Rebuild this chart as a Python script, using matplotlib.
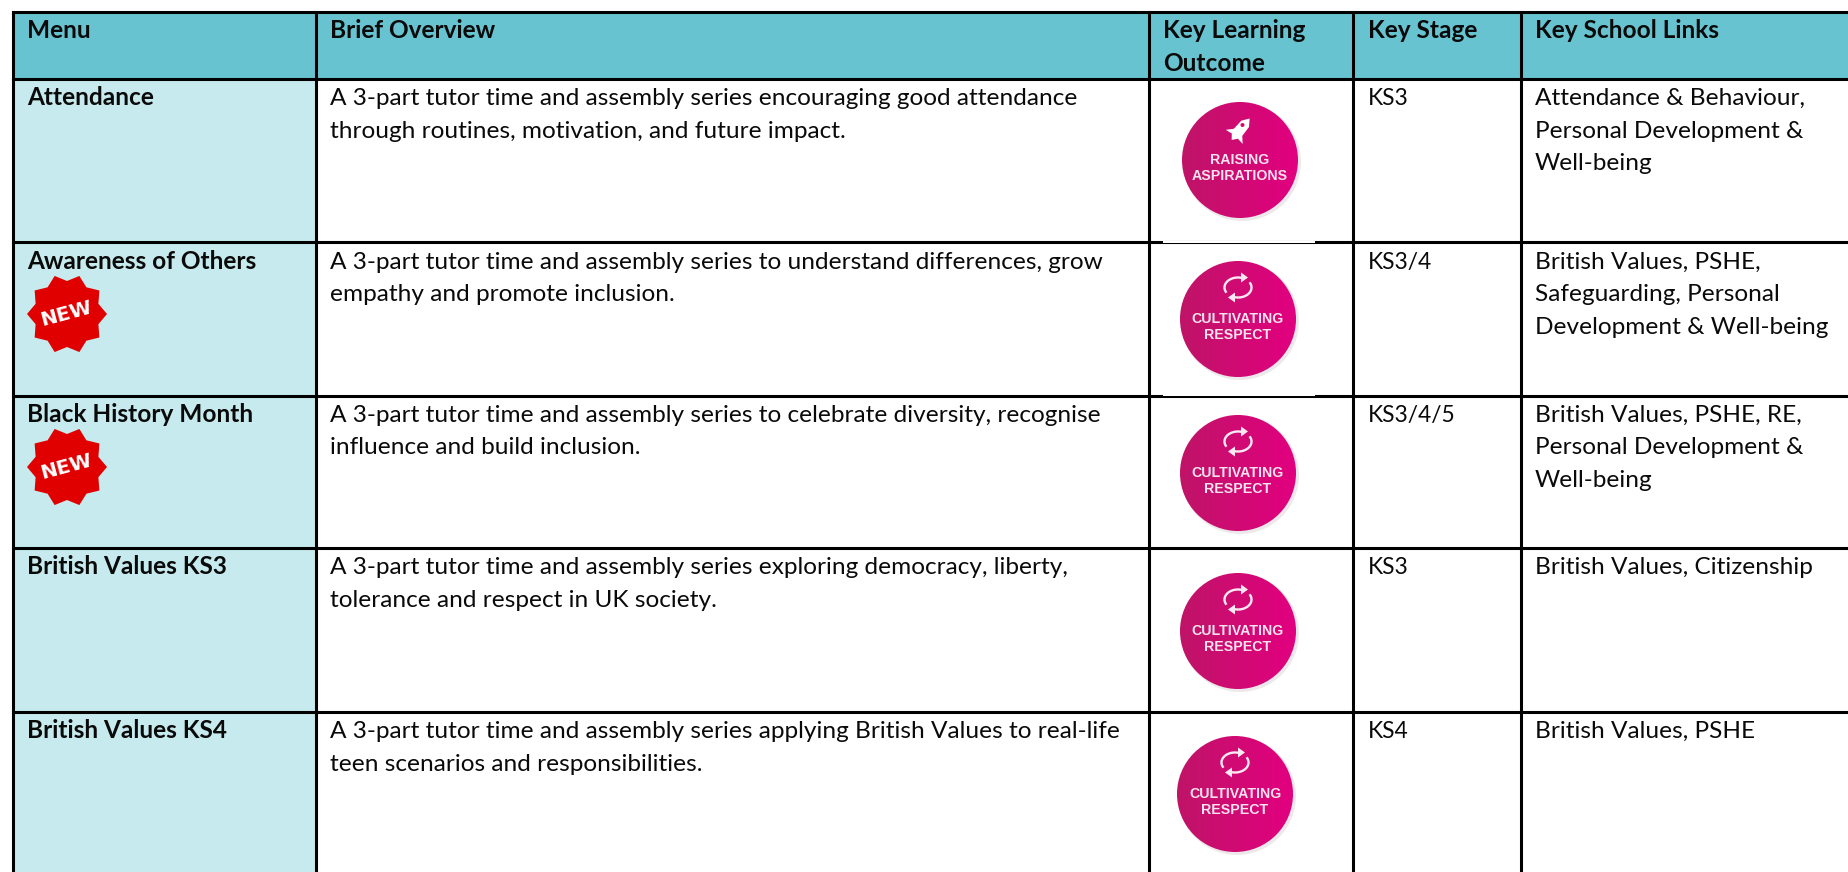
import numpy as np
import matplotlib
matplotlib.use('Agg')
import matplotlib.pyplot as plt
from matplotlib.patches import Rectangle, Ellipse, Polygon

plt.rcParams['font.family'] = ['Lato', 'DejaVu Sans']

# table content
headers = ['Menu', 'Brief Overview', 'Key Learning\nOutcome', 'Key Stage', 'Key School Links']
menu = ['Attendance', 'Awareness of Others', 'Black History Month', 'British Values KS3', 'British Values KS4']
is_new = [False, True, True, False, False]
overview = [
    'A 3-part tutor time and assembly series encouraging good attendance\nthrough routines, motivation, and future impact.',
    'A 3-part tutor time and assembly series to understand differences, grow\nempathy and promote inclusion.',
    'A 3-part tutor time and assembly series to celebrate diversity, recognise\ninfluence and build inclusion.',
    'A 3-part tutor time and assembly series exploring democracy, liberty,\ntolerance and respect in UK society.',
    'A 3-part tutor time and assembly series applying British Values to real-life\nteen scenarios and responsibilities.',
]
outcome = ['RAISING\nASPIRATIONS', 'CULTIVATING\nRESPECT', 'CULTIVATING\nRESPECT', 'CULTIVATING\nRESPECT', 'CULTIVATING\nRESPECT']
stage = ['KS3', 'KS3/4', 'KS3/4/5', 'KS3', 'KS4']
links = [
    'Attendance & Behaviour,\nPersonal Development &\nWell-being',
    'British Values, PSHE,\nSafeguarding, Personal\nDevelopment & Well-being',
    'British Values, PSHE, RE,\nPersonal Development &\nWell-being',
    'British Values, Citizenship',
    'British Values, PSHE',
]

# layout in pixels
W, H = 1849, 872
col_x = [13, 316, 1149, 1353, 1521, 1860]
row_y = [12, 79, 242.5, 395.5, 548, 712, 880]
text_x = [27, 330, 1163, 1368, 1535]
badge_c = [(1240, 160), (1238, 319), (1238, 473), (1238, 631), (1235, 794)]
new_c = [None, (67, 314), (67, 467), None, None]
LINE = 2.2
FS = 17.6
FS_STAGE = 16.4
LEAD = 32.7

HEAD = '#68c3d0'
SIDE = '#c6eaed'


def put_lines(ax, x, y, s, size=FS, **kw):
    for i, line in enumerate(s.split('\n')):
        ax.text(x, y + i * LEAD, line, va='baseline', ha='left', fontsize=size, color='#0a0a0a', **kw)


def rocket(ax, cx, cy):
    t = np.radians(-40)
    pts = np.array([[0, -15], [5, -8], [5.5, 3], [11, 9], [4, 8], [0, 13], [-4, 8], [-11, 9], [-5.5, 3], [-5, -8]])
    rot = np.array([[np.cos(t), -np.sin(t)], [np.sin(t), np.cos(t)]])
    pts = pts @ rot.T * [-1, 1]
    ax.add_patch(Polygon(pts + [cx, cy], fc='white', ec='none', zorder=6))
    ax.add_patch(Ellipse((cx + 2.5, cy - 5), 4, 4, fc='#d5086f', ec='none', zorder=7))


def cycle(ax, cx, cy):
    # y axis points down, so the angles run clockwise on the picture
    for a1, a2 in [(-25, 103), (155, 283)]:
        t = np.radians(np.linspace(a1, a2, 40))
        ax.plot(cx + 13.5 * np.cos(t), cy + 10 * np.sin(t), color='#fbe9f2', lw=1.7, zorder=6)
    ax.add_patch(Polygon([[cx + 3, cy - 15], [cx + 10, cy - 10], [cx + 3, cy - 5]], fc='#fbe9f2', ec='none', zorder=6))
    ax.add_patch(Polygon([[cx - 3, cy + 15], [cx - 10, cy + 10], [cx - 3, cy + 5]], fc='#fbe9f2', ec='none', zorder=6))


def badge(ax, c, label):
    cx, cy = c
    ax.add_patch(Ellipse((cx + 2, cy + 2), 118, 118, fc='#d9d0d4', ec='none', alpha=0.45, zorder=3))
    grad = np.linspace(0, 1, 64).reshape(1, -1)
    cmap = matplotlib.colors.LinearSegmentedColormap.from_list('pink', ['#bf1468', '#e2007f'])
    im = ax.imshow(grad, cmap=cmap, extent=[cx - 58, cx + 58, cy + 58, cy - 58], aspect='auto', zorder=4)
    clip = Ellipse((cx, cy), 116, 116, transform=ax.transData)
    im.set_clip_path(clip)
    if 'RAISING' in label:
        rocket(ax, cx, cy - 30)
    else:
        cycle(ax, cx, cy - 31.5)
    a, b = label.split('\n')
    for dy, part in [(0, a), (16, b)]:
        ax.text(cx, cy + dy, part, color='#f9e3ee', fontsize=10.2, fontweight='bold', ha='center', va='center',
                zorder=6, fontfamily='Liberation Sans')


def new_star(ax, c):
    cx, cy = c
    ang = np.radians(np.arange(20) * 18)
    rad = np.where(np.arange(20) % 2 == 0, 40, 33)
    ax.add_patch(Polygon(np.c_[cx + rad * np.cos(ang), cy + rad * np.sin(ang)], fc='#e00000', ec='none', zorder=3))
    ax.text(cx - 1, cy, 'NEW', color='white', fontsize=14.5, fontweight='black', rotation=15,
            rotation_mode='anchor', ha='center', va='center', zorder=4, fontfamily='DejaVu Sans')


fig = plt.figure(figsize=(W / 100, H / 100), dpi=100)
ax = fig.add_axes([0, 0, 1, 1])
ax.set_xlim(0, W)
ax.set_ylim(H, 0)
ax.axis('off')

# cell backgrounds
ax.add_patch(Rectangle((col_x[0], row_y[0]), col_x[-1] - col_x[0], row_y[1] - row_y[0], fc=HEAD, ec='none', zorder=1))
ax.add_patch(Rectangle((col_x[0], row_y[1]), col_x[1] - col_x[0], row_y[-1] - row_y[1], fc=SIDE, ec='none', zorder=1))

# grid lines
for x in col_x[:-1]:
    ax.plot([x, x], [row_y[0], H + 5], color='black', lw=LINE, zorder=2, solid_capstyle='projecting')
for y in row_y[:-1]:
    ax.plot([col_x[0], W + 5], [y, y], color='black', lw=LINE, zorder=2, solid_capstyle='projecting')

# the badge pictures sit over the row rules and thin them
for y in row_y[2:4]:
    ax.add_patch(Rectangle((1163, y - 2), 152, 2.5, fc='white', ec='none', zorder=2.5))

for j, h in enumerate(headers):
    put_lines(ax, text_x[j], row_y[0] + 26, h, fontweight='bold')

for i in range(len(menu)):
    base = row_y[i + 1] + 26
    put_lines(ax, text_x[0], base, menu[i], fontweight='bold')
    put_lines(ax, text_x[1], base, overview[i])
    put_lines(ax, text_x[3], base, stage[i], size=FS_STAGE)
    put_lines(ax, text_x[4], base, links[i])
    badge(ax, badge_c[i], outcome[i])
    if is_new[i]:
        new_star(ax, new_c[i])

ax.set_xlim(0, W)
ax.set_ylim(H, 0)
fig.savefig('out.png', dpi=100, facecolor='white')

TASK BRIEF: Replicate the material above verbatim; images stay out of the copy.

ANSWER TO THE TASK:
Rebuild this chart as a Python script, using matplotlib.
import numpy as np
import matplotlib
matplotlib.use('Agg')
import matplotlib.pyplot as plt
from matplotlib.patches import Rectangle, Ellipse, Polygon

plt.rcParams['font.family'] = ['Lato', 'DejaVu Sans']

# table content
headers = ['Menu', 'Brief Overview', 'Key Learning\nOutcome', 'Key Stage', 'Key School Links']
menu = ['Attendance', 'Awareness of Others', 'Black History Month', 'British Values KS3', 'British Values KS4']
is_new = [False, True, True, False, False]
overview = [
    'A 3-part tutor time and assembly series encouraging good attendance\nthrough routines, motivation, and future impact.',
    'A 3-part tutor time and assembly series to understand differences, grow\nempathy and promote inclusion.',
    'A 3-part tutor time and assembly series to celebrate diversity, recognise\ninfluence and build inclusion.',
    'A 3-part tutor time and assembly series exploring democracy, liberty,\ntolerance and respect in UK society.',
    'A 3-part tutor time and assembly series applying British Values to real-life\nteen scenarios and responsibilities.',
]
outcome = ['RAISING\nASPIRATIONS', 'CULTIVATING\nRESPECT', 'CULTIVATING\nRESPECT', 'CULTIVATING\nRESPECT', 'CULTIVATING\nRESPECT']
stage = ['KS3', 'KS3/4', 'KS3/4/5', 'KS3', 'KS4']
links = [
    'Attendance & Behaviour,\nPersonal Development &\nWell-being',
    'British Values, PSHE,\nSafeguarding, Personal\nDevelopment & Well-being',
    'British Values, PSHE, RE,\nPersonal Development &\nWell-being',
    'British Values, Citizenship',
    'British Values, PSHE',
]

# layout in pixels
W, H = 1849, 872
col_x = [13, 316, 1149, 1353, 1521, 1860]
row_y = [12, 79, 242.5, 395.5, 548, 712, 880]
text_x = [27, 330, 1163, 1368, 1535]
badge_c = [(1240, 160), (1238, 319), (1238, 473), (1238, 631), (1235, 794)]
new_c = [None, (67, 314), (67, 467), None, None]
LINE = 2.2
FS = 17.6
FS_STAGE = 16.4
LEAD = 32.7

HEAD = '#68c3d0'
SIDE = '#c6eaed'


def put_lines(ax, x, y, s, size=FS, **kw):
    for i, line in enumerate(s.split('\n')):
        ax.text(x, y + i * LEAD, line, va='baseline', ha='left', fontsize=size, color='#0a0a0a', **kw)


def rocket(ax, cx, cy):
    t = np.radians(-40)
    pts = np.array([[0, -15], [5, -8], [5.5, 3], [11, 9], [4, 8], [0, 13], [-4, 8], [-11, 9], [-5.5, 3], [-5, -8]])
    rot = np.array([[np.cos(t), -np.sin(t)], [np.sin(t), np.cos(t)]])
    pts = pts @ rot.T * [-1, 1]
    ax.add_patch(Polygon(pts + [cx, cy], fc='white', ec='none', zorder=6))
    ax.add_patch(Ellipse((cx + 2.5, cy - 5), 4, 4, fc='#d5086f', ec='none', zorder=7))


def cycle(ax, cx, cy):
    # y axis points down, so the angles run clockwise on the picture
    for a1, a2 in [(-25, 103), (155, 283)]:
        t = np.radians(np.linspace(a1, a2, 40))
        ax.plot(cx + 13.5 * np.cos(t), cy + 10 * np.sin(t), color='#fbe9f2', lw=1.7, zorder=6)
    ax.add_patch(Polygon([[cx + 3, cy - 15], [cx + 10, cy - 10], [cx + 3, cy - 5]], fc='#fbe9f2', ec='none', zorder=6))
    ax.add_patch(Polygon([[cx - 3, cy + 15], [cx - 10, cy + 10], [cx - 3, cy + 5]], fc='#fbe9f2', ec='none', zorder=6))


def badge(ax, c, label):
    cx, cy = c
    ax.add_patch(Ellipse((cx + 2, cy + 2), 118, 118, fc='#d9d0d4', ec='none', alpha=0.45, zorder=3))
    grad = np.linspace(0, 1, 64).reshape(1, -1)
    cmap = matplotlib.colors.LinearSegmentedColormap.from_list('pink', ['#bf1468', '#e2007f'])
    im = ax.imshow(grad, cmap=cmap, extent=[cx - 58, cx + 58, cy + 58, cy - 58], aspect='auto', zorder=4)
    clip = Ellipse((cx, cy), 116, 116, transform=ax.transData)
    im.set_clip_path(clip)
    if 'RAISING' in label:
        rocket(ax, cx, cy - 30)
    else:
        cycle(ax, cx, cy - 31.5)
    a, b = label.split('\n')
    for dy, part in [(0, a), (16, b)]:
        ax.text(cx, cy + dy, part, color='#f9e3ee', fontsize=10.2, fontweight='bold', ha='center', va='center',
                zorder=6, fontfamily='Liberation Sans')


def new_star(ax, c):
    cx, cy = c
    ang = np.radians(np.arange(20) * 18)
    rad = np.where(np.arange(20) % 2 == 0, 40, 33)
    ax.add_patch(Polygon(np.c_[cx + rad * np.cos(ang), cy + rad * np.sin(ang)], fc='#e00000', ec='none', zorder=3))
    ax.text(cx - 1, cy, 'NEW', color='white', fontsize=14.5, fontweight='black', rotation=15,
            rotation_mode='anchor', ha='center', va='center', zorder=4, fontfamily='DejaVu Sans')


fig = plt.figure(figsize=(W / 100, H / 100), dpi=100)
ax = fig.add_axes([0, 0, 1, 1])
ax.set_xlim(0, W)
ax.set_ylim(H, 0)
ax.axis('off')

# cell backgrounds
ax.add_patch(Rectangle((col_x[0], row_y[0]), col_x[-1] - col_x[0], row_y[1] - row_y[0], fc=HEAD, ec='none', zorder=1))
ax.add_patch(Rectangle((col_x[0], row_y[1]), col_x[1] - col_x[0], row_y[-1] - row_y[1], fc=SIDE, ec='none', zorder=1))

# grid lines
for x in col_x[:-1]:
    ax.plot([x, x], [row_y[0], H + 5], color='black', lw=LINE, zorder=2, solid_capstyle='projecting')
for y in row_y[:-1]:
    ax.plot([col_x[0], W + 5], [y, y], color='black', lw=LINE, zorder=2, solid_capstyle='projecting')

# the badge pictures sit over the row rules and thin them
for y in row_y[2:4]:
    ax.add_patch(Rectangle((1163, y - 2), 152, 2.5, fc='white', ec='none', zorder=2.5))

for j, h in enumerate(headers):
    put_lines(ax, text_x[j], row_y[0] + 26, h, fontweight='bold')

for i in range(len(menu)):
    base = row_y[i + 1] + 26
    put_lines(ax, text_x[0], base, menu[i], fontweight='bold')
    put_lines(ax, text_x[1], base, overview[i])
    put_lines(ax, text_x[3], base, stage[i], size=FS_STAGE)
    put_lines(ax, text_x[4], base, links[i])
    badge(ax, badge_c[i], outcome[i])
    if is_new[i]:
        new_star(ax, new_c[i])

ax.set_xlim(0, W)
ax.set_ylim(H, 0)
fig.savefig('out.png', dpi=100, facecolor='white')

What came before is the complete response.